David Aaronovitch, the Times columnist and broadcaster, tweeted: ‘If the very wealthy are as generous as is claimed then they’ll be OK with a tax-free limit.’

Mainstream reliefs ‘have become loopholes’

Tax professionals expressed concern that limiting relief for losses and interest may have an adverse impact on genuine businesses. Paul Aplin said on Twitter that he was ‘struggling with the idea that mainstream tax reliefs granted by Parliament and around for decades have suddenly become “loopholes”’. Aplin is Chairman of the ICAEW Tax Faculty’s Technical Committee.

The Daily Telegraph had reported on 10 April that Osborne was ‘left shocked’ after an analysis of tax returns of multi-millionaires found that they were 'exploiting loopholes to pay little or nothing at all’.

The Financial Times reported at the weekend that accountants and wealth managers ‘warned that the current spotlight being shone on to the financial arrangements of high profile politicians risks making tax planning more risky and complex’.

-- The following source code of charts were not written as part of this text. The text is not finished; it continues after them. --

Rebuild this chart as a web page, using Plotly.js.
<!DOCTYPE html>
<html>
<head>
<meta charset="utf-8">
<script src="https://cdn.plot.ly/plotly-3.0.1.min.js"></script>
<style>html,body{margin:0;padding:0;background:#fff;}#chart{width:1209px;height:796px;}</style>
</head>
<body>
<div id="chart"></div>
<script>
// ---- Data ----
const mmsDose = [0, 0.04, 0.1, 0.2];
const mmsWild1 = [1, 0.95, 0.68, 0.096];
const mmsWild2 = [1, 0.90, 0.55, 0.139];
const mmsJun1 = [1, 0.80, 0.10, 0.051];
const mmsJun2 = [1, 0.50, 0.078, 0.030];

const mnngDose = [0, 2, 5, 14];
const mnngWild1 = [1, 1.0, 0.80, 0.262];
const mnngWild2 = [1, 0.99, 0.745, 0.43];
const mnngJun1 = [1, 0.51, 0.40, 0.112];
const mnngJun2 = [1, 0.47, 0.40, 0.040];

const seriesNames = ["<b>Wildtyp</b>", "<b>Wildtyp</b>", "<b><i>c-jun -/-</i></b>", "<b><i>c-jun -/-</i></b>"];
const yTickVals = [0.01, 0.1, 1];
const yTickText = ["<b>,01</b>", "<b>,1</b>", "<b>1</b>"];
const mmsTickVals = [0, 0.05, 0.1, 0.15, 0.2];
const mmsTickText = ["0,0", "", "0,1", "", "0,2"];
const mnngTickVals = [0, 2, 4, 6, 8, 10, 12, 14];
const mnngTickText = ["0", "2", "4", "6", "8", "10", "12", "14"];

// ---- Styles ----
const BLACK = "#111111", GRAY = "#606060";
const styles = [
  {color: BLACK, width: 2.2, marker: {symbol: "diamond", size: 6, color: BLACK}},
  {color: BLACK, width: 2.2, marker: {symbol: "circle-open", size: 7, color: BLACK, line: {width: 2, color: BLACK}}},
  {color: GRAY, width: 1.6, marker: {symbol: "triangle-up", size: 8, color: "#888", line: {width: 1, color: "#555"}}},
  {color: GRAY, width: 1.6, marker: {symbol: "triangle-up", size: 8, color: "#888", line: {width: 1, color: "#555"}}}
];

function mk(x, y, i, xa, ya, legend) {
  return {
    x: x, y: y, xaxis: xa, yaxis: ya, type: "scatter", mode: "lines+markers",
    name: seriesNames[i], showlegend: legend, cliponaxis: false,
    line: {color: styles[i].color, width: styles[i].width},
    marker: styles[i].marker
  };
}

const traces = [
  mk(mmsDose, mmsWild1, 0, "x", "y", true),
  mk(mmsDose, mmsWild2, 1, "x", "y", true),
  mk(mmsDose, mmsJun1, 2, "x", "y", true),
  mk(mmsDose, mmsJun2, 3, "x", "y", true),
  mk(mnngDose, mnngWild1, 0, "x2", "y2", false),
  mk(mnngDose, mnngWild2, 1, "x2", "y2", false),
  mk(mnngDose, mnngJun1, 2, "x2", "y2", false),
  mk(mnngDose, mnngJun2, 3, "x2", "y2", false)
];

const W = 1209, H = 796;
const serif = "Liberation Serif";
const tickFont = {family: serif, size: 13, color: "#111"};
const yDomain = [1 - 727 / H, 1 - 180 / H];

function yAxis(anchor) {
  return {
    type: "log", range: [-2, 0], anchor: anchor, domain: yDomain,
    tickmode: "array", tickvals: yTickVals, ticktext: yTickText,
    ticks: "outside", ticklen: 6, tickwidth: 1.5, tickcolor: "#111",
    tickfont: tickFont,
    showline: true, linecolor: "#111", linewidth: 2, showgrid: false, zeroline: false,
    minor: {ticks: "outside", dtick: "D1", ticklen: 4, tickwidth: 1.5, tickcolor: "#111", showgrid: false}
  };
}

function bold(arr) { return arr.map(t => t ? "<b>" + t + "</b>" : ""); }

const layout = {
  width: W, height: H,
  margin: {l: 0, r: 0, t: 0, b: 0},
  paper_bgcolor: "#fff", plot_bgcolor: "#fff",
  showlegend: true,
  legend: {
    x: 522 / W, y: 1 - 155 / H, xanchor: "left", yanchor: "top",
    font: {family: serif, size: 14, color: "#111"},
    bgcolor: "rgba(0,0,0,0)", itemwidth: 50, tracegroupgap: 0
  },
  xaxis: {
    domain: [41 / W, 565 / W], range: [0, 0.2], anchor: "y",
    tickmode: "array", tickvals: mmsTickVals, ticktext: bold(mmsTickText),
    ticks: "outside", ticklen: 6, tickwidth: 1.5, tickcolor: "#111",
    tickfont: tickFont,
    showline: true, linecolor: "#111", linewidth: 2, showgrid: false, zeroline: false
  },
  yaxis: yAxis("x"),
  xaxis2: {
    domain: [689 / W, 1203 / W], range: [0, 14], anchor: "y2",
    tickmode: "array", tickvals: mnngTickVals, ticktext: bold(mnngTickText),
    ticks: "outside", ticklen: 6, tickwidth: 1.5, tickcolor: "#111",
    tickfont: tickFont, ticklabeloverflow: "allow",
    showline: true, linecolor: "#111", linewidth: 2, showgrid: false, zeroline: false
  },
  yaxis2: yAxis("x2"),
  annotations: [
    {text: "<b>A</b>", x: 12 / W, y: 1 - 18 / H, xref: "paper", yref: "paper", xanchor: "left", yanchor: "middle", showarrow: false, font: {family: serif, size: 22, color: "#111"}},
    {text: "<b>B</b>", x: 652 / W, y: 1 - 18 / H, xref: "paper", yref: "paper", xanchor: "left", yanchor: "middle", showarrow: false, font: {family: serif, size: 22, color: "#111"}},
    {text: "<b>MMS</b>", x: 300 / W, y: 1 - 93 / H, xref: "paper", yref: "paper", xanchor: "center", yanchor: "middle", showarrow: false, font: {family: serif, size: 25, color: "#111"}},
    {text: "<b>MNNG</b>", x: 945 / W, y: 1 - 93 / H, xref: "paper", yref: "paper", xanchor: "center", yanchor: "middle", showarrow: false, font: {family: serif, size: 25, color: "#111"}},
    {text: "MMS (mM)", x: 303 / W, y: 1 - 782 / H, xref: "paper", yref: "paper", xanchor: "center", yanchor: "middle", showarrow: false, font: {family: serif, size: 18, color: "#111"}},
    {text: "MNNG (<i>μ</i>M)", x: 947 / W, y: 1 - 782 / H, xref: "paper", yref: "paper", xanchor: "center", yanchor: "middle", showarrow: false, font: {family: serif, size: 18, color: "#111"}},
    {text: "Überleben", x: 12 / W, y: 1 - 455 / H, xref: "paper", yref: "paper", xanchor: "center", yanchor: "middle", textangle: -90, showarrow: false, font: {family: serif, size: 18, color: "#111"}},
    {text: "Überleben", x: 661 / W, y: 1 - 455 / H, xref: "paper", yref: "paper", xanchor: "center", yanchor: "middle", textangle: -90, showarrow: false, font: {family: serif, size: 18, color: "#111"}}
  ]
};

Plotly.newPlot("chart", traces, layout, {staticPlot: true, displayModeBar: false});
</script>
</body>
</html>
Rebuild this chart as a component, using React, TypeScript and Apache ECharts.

The paper quoted Richard Mannion, National Tax Director at Smith & Williamson, as saying: ‘We’re seeing morality brought into arguments on tax, which is difficult for something that based on law. The rules are complicated enough without adding moral or reputational issues in as well.’

A cap on unlimited income tax reliefs

The Budget report said (at 1.191-3):

‘Tax reliefs exist for good reasons, to promote activities such as business investment and philanthropy. But it is unfair that reliefs can be used without limit to reduce tax liabilities, so that some taxpayers with very high incomes have very low tax rates.

‘To curtail this excessive use of reliefs the government will introduce a limit on all uncapped income tax reliefs. For anyone seeking to claim more than £50,000 of reliefs, a cap will be set at 25 per cent of income. This will increase effective tax rates and help ensure that those with the highest incomes pay a fairer share. This will not be extended to those reliefs that are already capped, as to do so would reduce the amount of support the tax system gives, for example, to enterprise and pension contributions.

‘The government will explore with philanthropists ways to ensure that this measure will not impact significantly on charities that depend on large donations.’

HMRC and HM Treasury’s Budget update note published on 5 April explained how the ‘cap on unlimited tax reliefs’ would work:

‘This cap will be set at 25% of income (or £50,000, whichever is greater). That means an individual with an income of £4m will still be able to give £1m to charity – or offset £1m of income against their business losses – and still get full tax relief for that £1m …

‘This government believes it is not right that taxpayers with very high incomes should, year on year, pay little or no tax as a result of unlimited reliefs. Other countries already restrict tax reliefs. For example the US caps the income tax relief available for charitable donations, and there is a presumption that all taxpayers should contribute to government costs. In the US, it is not possible to reduce income tax bills to zero by making donations to charity, as is currently possible in the UK.

‘The principal reliefs affected are loss reliefs that can be claimed against total income, qualifying loan interest relief and reliefs for charitable giving. There will also be a number of smaller reliefs which are currently uncapped that will be affected.’

HMRC and the Treasury provided the following example:

‘Consider an individual who has a total income of £250,000 under [a new definition], who claims qualifying loan interest relief of £40,000 and relief for a donation of shares, valued at £25,000, to charity, and has invested £50,000 under the Enterprise Investment Scheme (EIS). As the total uncapped relief claim exceeds £50,000, a cap of 25% of income will apply. This means the total allowable uncapped relief will be £62,500. The investment of £50,000 under the EIS will be unaffected.’